From 1 April 2021 thousands of low-paid workers will receive a pay rise of almost 9%, as the eligibility for the national living wage is widened to include 23- and 24-year-olds.
Announced by the chancellor in the Spending Review last November, the national living wage (NLW) rate will increase 2.2% from £8.72 to £8.91 next month; an annual pay rise of £345 for a full-time employee on this rate. The NLW is currently only applied to those aged 25 and over.
However, many workers will see their pay leap by 8.7% next month as they will fall within the new age threshold from 1 April. A 23- or 24-year-old paid the current full national minimum wage rate of £8.20 an hour will need to be paid at least the NLW rate of £8.91 an hour.
The change was welcomed by many when it was announced last year. Paul Holcroft, managing director at HR consultancy Croner, said: “The impact of this is that those aged between 23 and 25 currently on the minimum wage rate for 21 to 24 year-olds will see a pay rise of nearly 9%, which employers will need to facilitate. This also suggests that the government are to continue with their plan of providing the national living wage to everyone aged 21 and over within the next few years.”
Employers will also need to ensure they take note of the national minimum wage changes for other age groups, the new apprentice rate, and the new accommodation offset. These were recommended by the Low Pay Commission.
Chancellor Rishi Sunak said: “Taken together, these minimum wage increases will likely benefit around two million people. A full-time worker on the national living wage will see their annual earnings increase by £345 next year. Compared to 2016, when the [NLW] policy was first introduced, that’s a pay rise of over £4,000.”
Between 2016 and 2018, national wage underpayment by UK employers totalled £6.7m. The government recently named 139 companies that breached the rules, including household names such as Tesco, Pizza Hut and Superdrug.
The Department for Business, Energy and Industrial Strategy has published a list of the main causes of minimum wage underpayment to help employers avoid common pitfalls:
- Making wage deductions or taking payments from workers, for items or expenses that are connected with the job.
- Making wage deductions or taking payments from workers for the employer’s own use or benefit where the employer is free to use that money in any way they wish.
- Failure to pay for any additional time added on to a worker’s shift, for example team handovers between shifts or time spent passing through security checks on entry and exit.
- Failure to pay a worker for any time during their shift when they are at the workplace and required to be available for work, even if no work is being provided at that time.
- Failure to pay a worker for travelling time.
- Failure to pay a worker for time spent training.
- Failure to pay sufficient money for time worked during a sleep-in shift.
- Incorrectly applying the minimum wage accommodation offset when an employer provides living accommodation to a worker.
- Paying the minimum wage apprentice rate when the worker isn’t a genuine apprentice.
- Paying the minimum wage apprentice rate before a worker starts their apprenticeship or after it ends.

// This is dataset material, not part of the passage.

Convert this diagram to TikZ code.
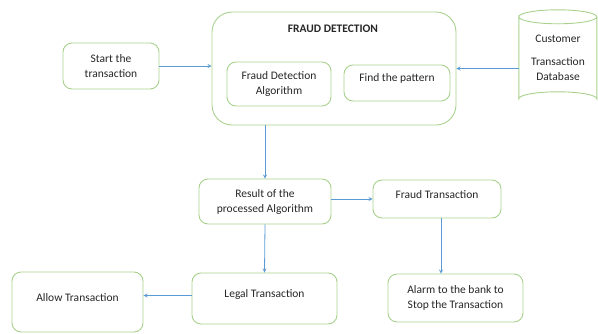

- Continuing to pay the minimum wage apprentice rate to apprentices who are aged 19 years or over when they have completed the first year of their apprenticeship.

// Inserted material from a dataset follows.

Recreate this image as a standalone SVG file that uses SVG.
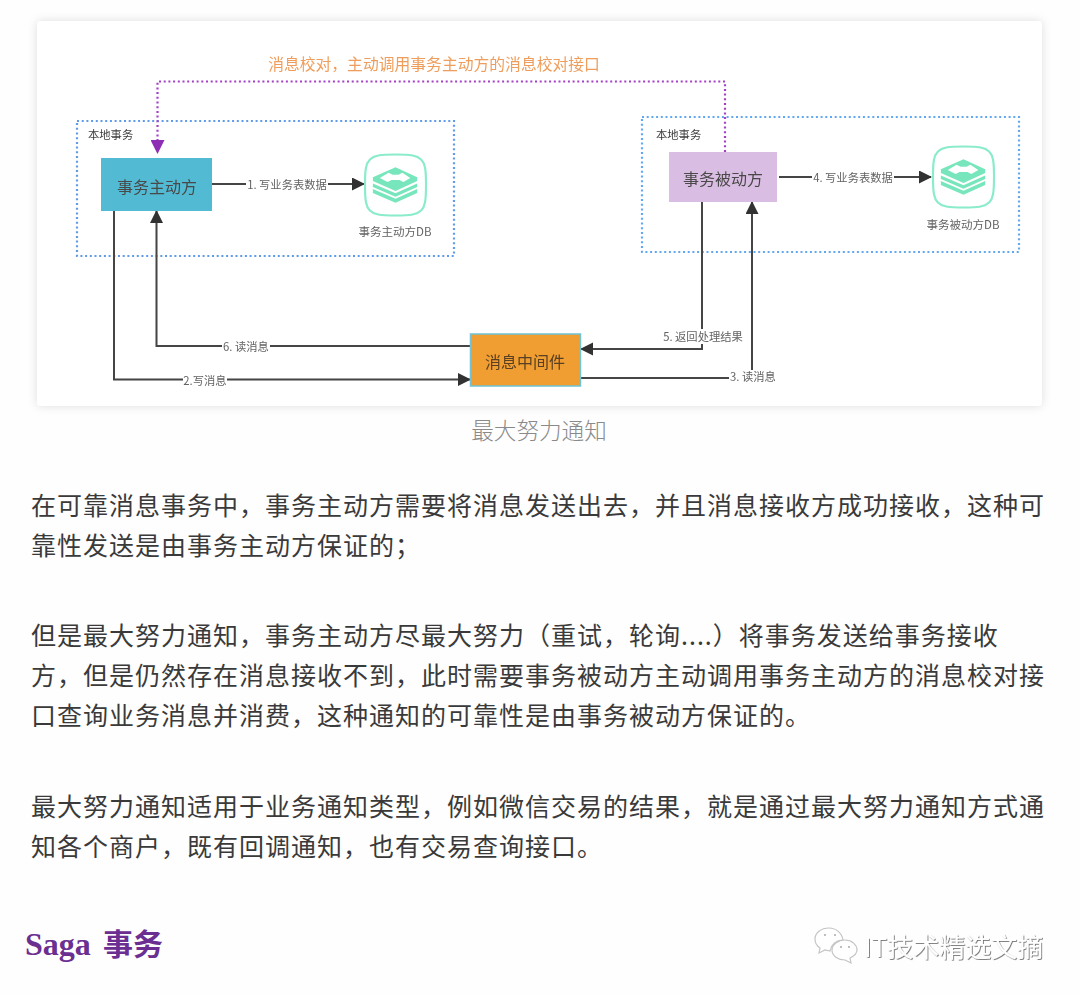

- Failure to pay an apprentice for the time they have spent training or studying as part of their apprenticeship.
- Failure to apply the annual increase to minimum wage rates that come into effect on 1 April.
- Failure to apply the correct minimum wage rate when workers move from one age band to another at ages 18, 21 and, with effect from 1 April 2021, 23 years old.

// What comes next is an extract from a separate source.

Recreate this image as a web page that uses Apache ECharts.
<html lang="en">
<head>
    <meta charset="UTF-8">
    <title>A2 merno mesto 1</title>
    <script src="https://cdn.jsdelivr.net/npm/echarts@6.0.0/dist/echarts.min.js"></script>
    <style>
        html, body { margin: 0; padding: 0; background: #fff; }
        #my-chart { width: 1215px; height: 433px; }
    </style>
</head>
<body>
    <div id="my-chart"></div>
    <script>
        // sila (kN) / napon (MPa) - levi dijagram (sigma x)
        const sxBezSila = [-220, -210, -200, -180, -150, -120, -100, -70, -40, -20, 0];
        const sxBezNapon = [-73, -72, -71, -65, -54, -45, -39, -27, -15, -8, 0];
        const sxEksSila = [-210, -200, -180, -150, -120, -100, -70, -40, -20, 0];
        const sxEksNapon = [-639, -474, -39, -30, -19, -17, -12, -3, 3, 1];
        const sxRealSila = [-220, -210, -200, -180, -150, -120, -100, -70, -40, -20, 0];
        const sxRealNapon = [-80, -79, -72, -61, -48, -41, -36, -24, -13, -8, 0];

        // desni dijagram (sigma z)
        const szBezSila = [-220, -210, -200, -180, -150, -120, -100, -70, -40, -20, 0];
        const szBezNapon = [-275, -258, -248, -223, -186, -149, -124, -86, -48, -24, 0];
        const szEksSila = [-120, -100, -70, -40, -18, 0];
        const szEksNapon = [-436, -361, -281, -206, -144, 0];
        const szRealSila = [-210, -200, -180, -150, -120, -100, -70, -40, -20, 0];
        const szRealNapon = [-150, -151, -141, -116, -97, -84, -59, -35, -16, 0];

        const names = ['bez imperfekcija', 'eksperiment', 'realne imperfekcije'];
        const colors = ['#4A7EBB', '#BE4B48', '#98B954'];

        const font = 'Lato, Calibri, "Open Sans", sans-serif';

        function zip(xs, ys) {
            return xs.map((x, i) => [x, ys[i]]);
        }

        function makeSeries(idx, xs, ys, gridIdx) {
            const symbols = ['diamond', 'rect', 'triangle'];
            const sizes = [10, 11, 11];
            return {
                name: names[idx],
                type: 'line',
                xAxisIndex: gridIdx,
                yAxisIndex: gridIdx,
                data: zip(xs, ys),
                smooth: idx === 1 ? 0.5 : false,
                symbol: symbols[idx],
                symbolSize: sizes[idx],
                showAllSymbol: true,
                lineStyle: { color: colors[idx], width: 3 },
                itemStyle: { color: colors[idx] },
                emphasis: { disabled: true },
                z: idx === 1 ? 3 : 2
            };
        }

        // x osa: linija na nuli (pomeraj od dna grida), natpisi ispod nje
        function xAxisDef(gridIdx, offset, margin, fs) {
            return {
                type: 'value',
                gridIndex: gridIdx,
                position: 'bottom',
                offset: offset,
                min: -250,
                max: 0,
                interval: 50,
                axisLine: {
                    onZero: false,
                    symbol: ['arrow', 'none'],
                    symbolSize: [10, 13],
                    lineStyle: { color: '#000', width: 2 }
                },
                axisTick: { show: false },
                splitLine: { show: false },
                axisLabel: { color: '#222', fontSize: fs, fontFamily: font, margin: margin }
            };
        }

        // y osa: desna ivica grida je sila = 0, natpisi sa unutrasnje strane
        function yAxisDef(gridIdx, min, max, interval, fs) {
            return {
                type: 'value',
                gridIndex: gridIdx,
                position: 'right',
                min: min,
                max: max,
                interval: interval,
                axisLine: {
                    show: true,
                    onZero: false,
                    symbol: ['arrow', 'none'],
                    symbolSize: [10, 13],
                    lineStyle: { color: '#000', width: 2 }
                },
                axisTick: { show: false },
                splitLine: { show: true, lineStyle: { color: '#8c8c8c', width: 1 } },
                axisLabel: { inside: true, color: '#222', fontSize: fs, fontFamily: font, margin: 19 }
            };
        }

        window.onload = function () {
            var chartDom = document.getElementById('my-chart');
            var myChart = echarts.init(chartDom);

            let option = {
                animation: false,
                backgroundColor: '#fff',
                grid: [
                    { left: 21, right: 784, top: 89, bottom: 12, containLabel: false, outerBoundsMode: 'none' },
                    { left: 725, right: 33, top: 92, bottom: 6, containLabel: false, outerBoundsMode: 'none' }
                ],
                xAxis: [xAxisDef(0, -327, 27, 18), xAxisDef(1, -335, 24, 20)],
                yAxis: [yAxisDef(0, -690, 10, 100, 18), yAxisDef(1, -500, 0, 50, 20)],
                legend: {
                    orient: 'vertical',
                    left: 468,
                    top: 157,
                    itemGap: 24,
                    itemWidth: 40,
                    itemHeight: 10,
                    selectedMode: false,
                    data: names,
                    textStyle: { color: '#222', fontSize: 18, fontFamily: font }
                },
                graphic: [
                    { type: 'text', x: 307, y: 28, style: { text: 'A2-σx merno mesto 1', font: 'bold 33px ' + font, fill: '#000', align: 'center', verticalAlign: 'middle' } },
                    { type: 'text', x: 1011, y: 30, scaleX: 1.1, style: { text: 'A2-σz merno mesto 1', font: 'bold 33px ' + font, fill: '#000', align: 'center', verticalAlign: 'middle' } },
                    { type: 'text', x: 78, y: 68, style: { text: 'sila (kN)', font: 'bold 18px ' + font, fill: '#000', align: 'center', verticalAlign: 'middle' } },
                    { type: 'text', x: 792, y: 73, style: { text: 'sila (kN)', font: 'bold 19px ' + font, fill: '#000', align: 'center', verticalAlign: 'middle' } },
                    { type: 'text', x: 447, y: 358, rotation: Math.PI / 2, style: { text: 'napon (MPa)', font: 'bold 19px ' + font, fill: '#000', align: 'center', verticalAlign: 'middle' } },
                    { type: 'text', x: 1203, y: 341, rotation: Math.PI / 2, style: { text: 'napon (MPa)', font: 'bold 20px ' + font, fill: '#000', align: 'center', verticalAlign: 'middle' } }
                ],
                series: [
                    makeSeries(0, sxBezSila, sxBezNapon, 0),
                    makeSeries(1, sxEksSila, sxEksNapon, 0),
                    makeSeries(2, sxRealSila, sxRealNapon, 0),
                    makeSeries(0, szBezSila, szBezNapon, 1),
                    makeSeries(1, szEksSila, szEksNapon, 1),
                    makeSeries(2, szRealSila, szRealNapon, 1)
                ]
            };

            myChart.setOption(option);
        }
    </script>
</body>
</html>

- Including an element of pay that does not count towards a worker’s minimum wage pay, for example an extra premium for overtime or tips from customers.
- Failure to pay the minimum wage to workers who are entitled to it, for example under some work experience, intern and work trial arrangements.
- Excess hours worked by salaried-hours workers, beyond their basic set hours, causing underpayment of minimum wage typically in the last pay reference period.
- Failure to distinguish correctly between different types of worker (salaried, time, output and unmeasured).